I have Rasa 2.0 (from RasaHQ Docker image) set up with the following pipeline in config:

# Configuration for Rasa NLU.
# https://rasa.com/docs/rasa/nlu/components/
language: en
pipeline:
  - name: SpacyNLP
    model: "en_core_web_sm"
  - name: SpacyTokenizer
  - name: custom_components.SimpleNameExtractor
  - name: SpacyEntityExtractor
    dimensions: ["PERSON"] #https://spacy.io/api/annotation#section-named-entities
  - name: SpacyFeaturizer
    pooling: mean
  - name: CountVectorsFeaturizer
    analyzer: "char_wb"
    min_ngram: 1
    max_ngram: 4
  - name: DIETClassifier
    epochs: 100
  - name: EntitySynonymMapper
  - name: ResponseSelector
    epochs: 100

I’m using Spacy in combo with my own custom component to extract names. My custom component catches the unusual names Spacy doesn’t manage to get. Everything works as expected.

At times both components are able to extract a PERSON entity. This is great confirmation, but what happens is the name slot is filled with an array rather than a single name string. For example:

Input: “My name is Albert”

Gives output:

{
  "text": "My name is Albert",
  "intent": {
    "id": -4074871007728436796,
    "name": "inform",
    "confidence": 0.99996018409729
  },
  "entities": [
    {
      "value": "albert",
      "confidence_entity": 0.6000000000000001,
      "entity": "PERSON",
      "start": 11,
      "end": 17,
      "extractor": "simple_name_extractor"
    },
    {
      "entity": "PERSON",
      "value": "Albert",
      "start": 11,
      "confidence": null,
      "end": 17,
      "extractor": "SpacyEntityExtractor"
    }

...

When I use interactive story builder, it fills my name slot like so:

show_name_form 1.00                                                                                                  
      active_loop{"name": "show_name_form"}                                                                                
      slot{"requested_slot": "name"}                                                                                       
      What's your name? Or nickname if you prefer?                                                                         
      slot{"name": ["albert", "Albert"]}                                                                         
      slot{"requested_slot": null}                                                                                         
      active_loop{"name": null}                                                                                            
      utter_greet_name 1.00                                                                                                
      Nice to meet you ['albert', 'Albert']!

I suppose I am missing a step to determine which entity should be selected when more than one component identifies an entity. I’m not sure where to do this, could someone point me in the right direction?

Edit: For further clarification the name slot is set in form like so:

forms:
  show_name_form:
    name:
    - type: from_entity
      entity: PERSON
      not_intent:
      - greet
      - out_of_scope
      - clarification

I had a read through the code, it looks like this is the logic that fills the slot with an array of entities or single value (or none if none found):

I guess I didn’t expect this. I’m assuming I can override this in my own form?

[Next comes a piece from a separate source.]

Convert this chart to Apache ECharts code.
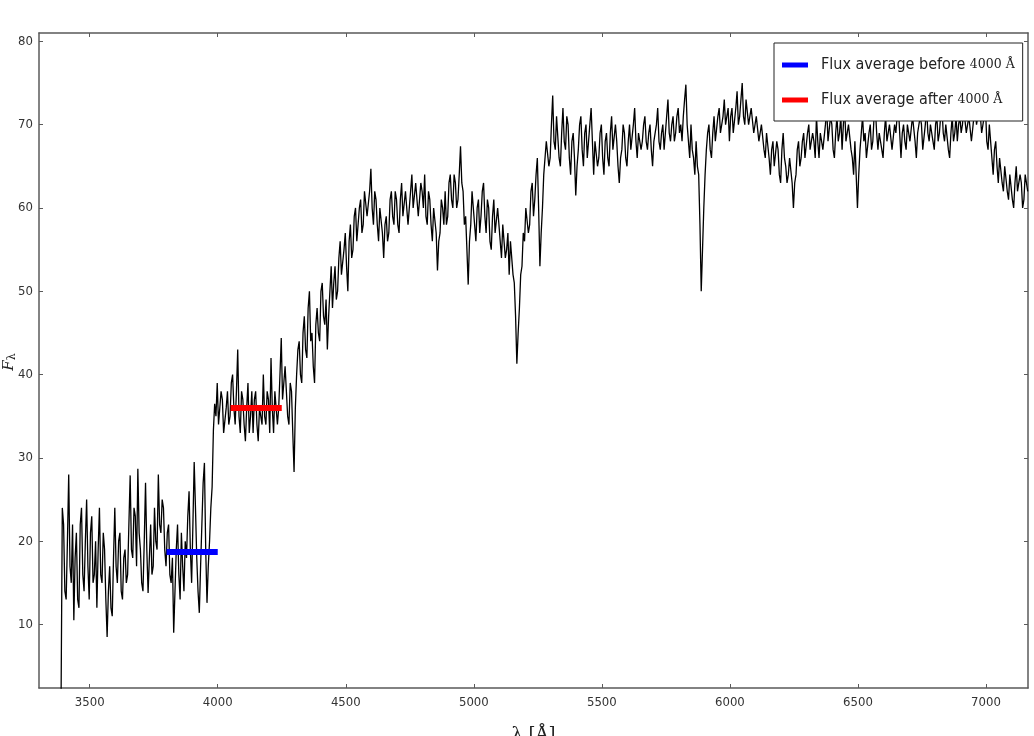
<!DOCTYPE html>
<html>
<head>
<meta charset="utf-8">
<script src="https://cdn.jsdelivr.net/npm/echarts@6/dist/echarts.min.js"></script>
<style>html,body{margin:0;padding:0;background:#fff}#c{width:1034px;height:736px}</style>
</head>
<body>
<div id="c"></div>
<script>
// Sampling grid of the spectrum (Å)
const WAVE_START = 3388;
const WAVE_STEP = 5;
// Flux, one value per 5 Å (rows of 100 Å)
const FLUX = [
  0, 24, 22, 14, 13, 20, 28, 17, 15, 22, 10.5, 18, 21, 13, 12, 22, 24, 16, 14, 20,
  25, 17, 13, 21, 23, 15, 16, 20, 12, 19, 24, 16, 15, 21, 19, 13, 8.5, 14, 17, 12,
  11, 18, 24, 17, 15, 20, 21, 14, 13, 18, 19, 15, 16, 22, 27.9, 19, 18, 24, 23, 17,
  28.7, 21, 19, 15, 14, 20, 27, 19, 13.8, 18, 22, 16, 17, 24, 20, 19, 28, 22, 21, 25,
  24, 19, 17, 21, 22, 16, 15, 18, 9, 14, 19, 22, 16, 13, 21, 17, 14, 20, 18, 23,
  26, 19, 15, 22, 29.5, 24, 18, 14, 11.4, 17, 22, 27, 29.4, 19, 12.6, 17, 20, 24, 26.5, 33.3,
  36.5, 35, 39, 34, 34, 38, 37, 33, 33, 36, 38, 34, 35, 39, 40, 36, 34, 38, 43, 35,
  33, 38, 37, 34, 32, 36, 39, 33, 35, 38, 33, 37, 38, 34, 32, 36, 36, 34, 40, 35,
  34, 38, 37, 33, 42, 36, 33, 38, 38, 34, 36, 40, 44.4, 37, 37, 41, 41, 35, 34, 39,
  38, 33, 28.3, 36, 40, 43, 44, 40, 39, 45, 47, 43, 42, 48, 50, 44, 45, 41, 39, 46,
  48, 45, 44, 50, 51, 47, 46, 49, 43, 47, 50, 53, 48, 51, 53, 49, 50, 54, 56, 52,
  52, 55, 57, 53, 50, 56, 58, 54, 55, 59, 60, 56, 56, 60, 61, 57, 58, 62, 62, 59,
  59, 62, 64.7, 60, 58, 62, 61, 58, 56, 60, 60, 57, 54, 58, 59, 56, 57, 61, 62, 59,
  58, 62, 61, 58, 57, 61, 63, 59, 59, 62, 62, 58, 58, 62, 64, 60, 60, 63, 63, 59,
  59, 63, 62, 60, 64, 59, 58, 62, 61, 58, 56, 60, 60, 57, 52.5, 56, 57, 61, 60, 58,
  62, 58, 59, 63, 64, 61, 60, 64, 63, 60, 61, 64, 67.4, 63, 62, 58, 59, 55, 50.8, 56,
  58, 62, 62, 58, 56, 60, 61, 57, 59, 62, 63, 59, 57, 61, 60, 56, 55, 59, 61, 57,
  57, 60, 60, 56, 54, 58, 58, 54, 55, 57, 52, 56, 56, 52, 51, 47, 41.3, 45, 48, 52,
  53, 57, 56, 60, 60, 57, 58, 62, 63, 59, 61, 64, 66, 60, 53, 57, 60, 64, 64, 68,
  68, 65, 66, 70, 73.5, 68, 67, 71, 71, 66, 65, 69, 72, 68, 67, 71, 70, 66, 64, 68,
  69, 66, 61.5, 65, 67, 70, 71, 67, 65, 69, 70, 66, 66, 70, 72, 68, 64, 68, 68, 65,
  66, 69, 70, 66, 64, 68, 69, 66, 65, 69, 71, 67, 67, 70, 68, 65, 63, 66, 67, 70,
  69, 66, 65, 68, 70, 67, 67, 70, 72, 68, 66, 69, 69, 67, 68, 70, 71, 68, 67, 69,
  70, 67, 65, 68, 68, 70, 72, 68, 67, 69, 70, 67, 69, 71, 73, 69, 68, 70, 71, 68,
  69, 71, 72, 69, 70, 68, 71, 73, 74.8, 70, 68, 66, 70, 67, 66, 64, 68, 65, 64, 58,
  50, 55, 60, 64, 67, 69, 70, 67, 66, 69, 71, 68, 68, 71, 72, 69, 69, 71, 73, 70,
  70, 72, 68, 71, 72, 69, 69, 72, 74, 70, 71, 73, 75, 71, 70, 73, 73, 70, 71, 72,
  72, 69, 69, 71, 71, 68, 68, 70, 70, 67, 66, 69, 69, 66, 64, 67, 68, 65, 65, 68,
  67, 64, 63, 67, 69, 66, 65, 63, 64, 66, 66, 63, 60, 63, 64, 67, 68, 65, 66, 68,
  69, 66, 66, 69, 70, 67, 67, 69, 68, 66, 71, 68, 66, 69, 69, 67, 67, 70, 72, 68,
  68, 71, 70, 67, 66, 69, 71, 68, 69, 71, 67, 70, 72, 68, 68, 70, 70, 67, 66, 64,
  68, 64, 60, 64, 67, 69, 71, 68, 69, 66, 66, 69, 70, 67, 68, 71, 72, 69, 67, 69,
  69, 67, 66, 69, 71, 68, 68, 70, 70, 67, 67, 70, 69, 71, 72, 69, 66, 69, 70, 68,
  67, 70, 70, 68, 68, 71, 71, 68, 66, 69, 69, 71, 70, 67, 67, 70, 72, 69, 68, 70,
  70, 68, 67, 70, 71, 68, 69, 71, 72, 69, 68, 70, 70, 67, 66, 69, 71, 68, 69, 71,
  68, 70, 71, 69, 70, 72, 72, 69, 69, 71, 71, 68, 68, 71, 72, 70, 70, 72, 71, 69,
  69, 71, 72, 68, 67, 70, 70, 66, 64, 67, 68, 65, 63, 66, 66, 63, 62, 65, 65, 62,
  61, 64, 64, 61, 60, 63, 65, 62, 62, 64, 63, 60, 61, 64, 64, 62
];
const X_TICKS = [3500, 4000, 4500, 5000, 5500, 6000, 6500, 7000];
const Y_TICKS = [10, 20, 30, 40, 50, 60, 70, 80];
const X_RANGE = [3302, 7164];
const Y_RANGE = [2.38, 81.0];
const BEFORE_RANGE = [3800, 4000];
const BEFORE_MEAN = 18.7;
const AFTER_RANGE = [4050, 4250];
const AFTER_MEAN = 36.0;
const LEGEND_NAMES = ['Flux average before 4000 Å', 'Flux average after 4000 Å'];

const spectrum = FLUX.map((f, i) => [WAVE_START + i * WAVE_STEP, f]);

const chart = echarts.init(document.getElementById('c'), null, {renderer: 'canvas'});
const AXC = '#5a5a5a';
const labelFont = {color: '#333', fontSize: 13, fontFamily: 'DejaVu Sans Condensed, DejaVu Sans, sans-serif'};
function xAx(pos, showLabel, extra) {
  return Object.assign({
    type: 'value', position: pos, min: X_RANGE[0], max: X_RANGE[1],
    axisLine: {show: true, onZero: false, lineStyle: {color: AXC, width: 1.5}},
    axisTick: {show: true, inside: true, length: 4, customValues: X_TICKS, lineStyle: {color: AXC}},
    axisLabel: Object.assign({show: showLabel, customValues: X_TICKS, margin: 8, formatter: v => String(v)}, labelFont),
    splitLine: {show: false}
  }, extra || {});
}
function yAx(pos, showLabel, extra) {
  return Object.assign({
    type: 'value', position: pos, min: Y_RANGE[0], max: Y_RANGE[1],
    axisLine: {show: true, onZero: false, lineStyle: {color: AXC, width: 1.5}},
    axisTick: {show: true, inside: true, length: 4, customValues: Y_TICKS, lineStyle: {color: AXC}},
    axisLabel: Object.assign({show: showLabel, customValues: Y_TICKS, margin: 6, formatter: v => String(v)}, labelFont),
    splitLine: {show: false}
  }, extra || {});
}

chart.setOption({
  animation: false,
  backgroundColor: '#fff',
  grid: {left: 39, right: 6, top: 33, bottom: 48, containLabel: false, outerBoundsMode: 'none'},
  xAxis: [
    xAx('bottom', true, {
      name: 'λ [Å]', nameLocation: 'middle', nameGap: 38, nameMoveOverlap: false,
      nameTextStyle: {fontFamily: 'DejaVu Serif, serif', fontSize: 18, color: '#222'}
    }),
    xAx('top', false)
  ],
  yAxis: [
    yAx('left', true),
    yAx('right', false)
  ],
  graphic: [{
    type: 'text',
    x: 9, y: 362,
    rotation: Math.PI / 2,
    style: {
      text: '{f|F}{l|λ}',
      align: 'center', verticalAlign: 'middle',
      rich: {
        f: {fontFamily: 'DejaVu Serif, serif', fontStyle: 'italic', fontSize: 15, fill: '#222'},
        l: {fontFamily: 'DejaVu Serif, serif', fontSize: 11, fill: '#222', padding: [7, 0, 0, 0]}
      }
    }
  }],
  legend: {
    data: LEGEND_NAMES,
    orient: 'vertical',
    left: 774, top: 43,
    padding: [14, 8, 13, 8],
    itemGap: 19,
    itemWidth: 26, itemHeight: 5,
    icon: 'rect',
    backgroundColor: '#fff',
    borderColor: '#222', borderWidth: 1,
    selectedMode: false,
    formatter: function (name) {
      const p = name.split('4000');
      return '{a|' + p[0] + '}{b|4000 Å}';
    },
    textStyle: {rich: {
      a: {fontFamily: 'DejaVu Sans Condensed, DejaVu Sans, sans-serif', fontSize: 16, color: '#222', padding: [0, 0, 0, 8]},
      b: {fontFamily: 'DejaVu Serif, serif', fontSize: 12.5, color: '#222'}
    }}
  },
  series: [
    {
      name: 'spectrum', type: 'line', data: spectrum, showSymbol: false, symbol: 'none',
      lineStyle: {color: '#000', width: 1.3}, clip: true, z: 2, silent: true, sampling: null
    },
    {
      name: LEGEND_NAMES[0], type: 'line', symbol: 'none', z: 3,
      data: [[BEFORE_RANGE[0], BEFORE_MEAN], [BEFORE_RANGE[1], BEFORE_MEAN]],
      itemStyle: {color: '#0000ff'}, lineStyle: {color: '#0000ff', width: 6}
    },
    {
      name: LEGEND_NAMES[1], type: 'line', symbol: 'none', z: 3,
      data: [[AFTER_RANGE[0], AFTER_MEAN], [AFTER_RANGE[1], AFTER_MEAN]],
      itemStyle: {color: '#ff0000'}, lineStyle: {color: '#ff0000', width: 6}
    }
  ]
});
</script>
</body>
</html>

Success! I ended up adding a custom validation action to select a single value. Ideally it would select the value with the highest confidence score found in tracker.latest_message['entities']

This is first time I’ve created a custom action and a component. Does this method make sense to everyone?

class ValidateShowNameForm(FormValidationAction):
    def name(self) -> Text:
        return "validate_show_name_form"

    def validate_name(
        self,
        slot_value: Any,
        dispatcher: CollectingDispatcher,
        tracker: Tracker,
        domain: DomainDict,
    ) -> Dict[Text, Any]:

        if type(slot_value) is list:
          slot_value = slot_value[-1]
          logger.info("Multiple possible values extracted for name value, using last in pipeline")
          logger.info(json.dumps(tracker.latest_message['entities']))

        return {"name": slot_value}
3 Likes

Hi @digitalWestie. Thank you for sharing your solution here, I am sure it will be very useful for other community members.

1 Like

I used @digitalWestie 's approach and added a piece of code to extract the entity with highest confidence:

        maxConf=0.0
        val = ""
        if type(slot_value) is list:
            for entity in tracker.latest_message['entities']:
                if entity['confidence_entity']>=maxConf:
                    maxConf = entity['confidence_entity']
                    val = entity['value']
            slot_value = val

Hope this helps.

2 Likes

@harshit-sysquo Thanks Although it does not work when one of the extractors is RegexEntityExtractor (lookup tables) which has no confidence values.

Nice one :+1:t3: